References to Chinese restaurants and food in literature again. Regular readers will remember that this debate was originally sparked by reference in the first series of excellent TV show The Hour (set in 1950s Britain among BBC types) to the staff “going for a Chinese” – see my post on that here. Was this a phrase used in 1950s London? The jury still appears to be out on that – some respondents have said yes, some no, but we’ve not found a literary reference despite some close ones. 1930s British literature has a number of references to eating Chinese food (see my post of Eric Ambler here) and I came across another recently worthy of mentioning (at least on this blog where such things are seen as highly merited).

I happen to be reading a lot of Jean Rhys (below) at the moment and am discovering her earlier works from the 1930s, rather than the better known post-war stuff.

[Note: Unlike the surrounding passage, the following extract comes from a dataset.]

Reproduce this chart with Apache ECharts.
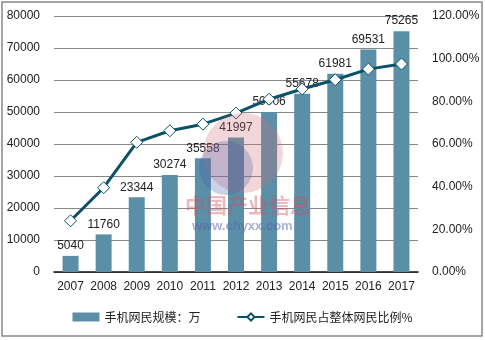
<!DOCTYPE html>
<html><head><meta charset="utf-8">
<script src="https://cdn.jsdelivr.net/npm/echarts@6/dist/echarts.min.js"></script>
<style>html,body{margin:0;padding:0;background:#fff}#c{width:485px;height:340px}</style>
</head><body><div id="c"></div>
<script>
const years = ['2007','2008','2009','2010','2011','2012','2013','2014','2015','2016','2017'];
const mobileUsers = [5040, 11760, 23344, 30274, 35558, 41997, 50006, 55678, 61981, 69531, 75265];
const mobileShare = [24.0, 39.5, 60.8, 66.2, 69.3, 74.5, 81.0, 85.8, 90.1, 95.1, 97.5];
const barName = '手机网民规模：万';
const lineName = '手机网民占整体网民比例%';

const chart = echarts.init(document.getElementById('c'));
const font = 'Arial, "Liberation Sans", sans-serif';
chart.setOption({
  animation: false,
  textStyle: {fontFamily: font},
  grid: {left: 54, right: 67, top: 16, bottom: 68},
  legend: {
    bottom: 12, left: 'center', itemGap: 36,
    textStyle: {fontSize: 12, color: '#222', fontFamily: '"Noto Sans CJK SC", sans-serif'},
    data: [
      {name: barName, icon: 'rect', itemStyle: {color: '#5b8fa8'}},
      {name: lineName}
    ],
    itemWidth: 27, itemHeight: 9
  },
  graphic: [
    {type: 'rect', shape: {x: 2, y: 2, width: 480, height: 334}, style: {fill: 'none', stroke: '#888', lineWidth: 1.5}, silent: true, z: 100},
    {type: 'circle', shape: {cx: 243, cy: 153, r: 40}, style: {fill: 'rgba(205,110,120,0.28)'}, silent: true, z: 100},
    {type: 'circle', shape: {cx: 226, cy: 168, r: 27}, style: {fill: 'rgba(70,90,170,0.28)'}, silent: true, z: 100},
    {type: 'text', left: 185, top: 195, style: {text: '中国产业信息', fontSize: 21, fontWeight: 'bold', fontFamily: '"Noto Sans CJK SC", sans-serif', fill: 'rgba(200,80,90,0.4)'}, silent: true, z: 100},
    {type: 'text', left: 192, top: 220, style: {text: 'www.chyxx.com', fontSize: 13, fontWeight: 'bold', fontFamily: 'Arial, "Liberation Sans"', fill: 'rgba(80,100,170,0.5)'}, silent: true, z: 100}
  ],
  xAxis: {
    type: 'category', data: years,
    axisLine: {lineStyle: {color: '#111', width: 1.5}},
    axisTick: {show: false},
    axisLabel: {color: '#222', fontSize: 12, margin: 9, interval: 0}
  },
  yAxis: [
    {type: 'value', min: 0, max: 80000, interval: 10000,
     axisLine: {show: false}, axisTick: {show: false},
     axisLabel: {color: '#222', fontSize: 12, margin: 14, formatter: v => String(v)},
     splitLine: {lineStyle: {color: '#888', width: 1}}},
    {type: 'value', min: 0, max: 120, interval: 20,
     axisLine: {show: false}, axisTick: {show: false},
     axisLabel: {color: '#222', fontSize: 12, margin: 14, formatter: v => v.toFixed(2) + '%'},
     splitLine: {show: false}}
  ],
  series: [
    {name: barName, type: 'bar', data: mobileUsers, barWidth: 16,
     itemStyle: {color: '#5b8fa8'},
     label: {show: true, position: 'top', color: '#222', fontSize: 12, distance: 4}},
    {name: lineName, type: 'line', yAxisIndex: 1, data: mobileShare,
     lineStyle: {color: '#0d5168', width: 3},
     itemStyle: {color: '#fff', borderColor: '#0d5168', borderWidth: 1},
     symbol: 'diamond', symbolSize: 12, showAllSymbol: true, z: 5}
  ]
});
</script></body></html>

All very pleasurable. Good Morning, Midnight (published 1939 but dealing with the earlier 1930s) is set in Paris among the city’s transient shop girls and refugee floating population on, or pretty near, the breadline. Rhys’s heroine (sort of) Sophia Jansen is an English girl adrift in Paris working boring shop jobs, meeting all manner of men and sinking into the drink. She does however like a Chinese – and is keen to have lunch at the Pékin Restaurant.

More revealing is her trip to a café specialising in Indonesian food – somewhere behind the Halles that caters to workmen who need somewhere to get a drink, eat and maybe catch some sleep. She finds the café taken over by a Dutchman and, though the décor is still English pub (it has been such an establishment previously) the menu is now Javanese. The place attracts some Parisian Chinese and we get a little idea what a menu inspired by a man from the Dutch East Indies is like and how much it cost in French Francs:

 

Spécialitiés Javanaises (par personne, indivisibles)

Rystafel complet (16 plats), 25.00

Rystafel petit (10 plats), 17.50

Nassi Goreng, 12.50

 

The menu is apparently rather amusing featuring cartoons of the struggling colonial Dutchman’s lament in the East Indies, “send more money, send more money”.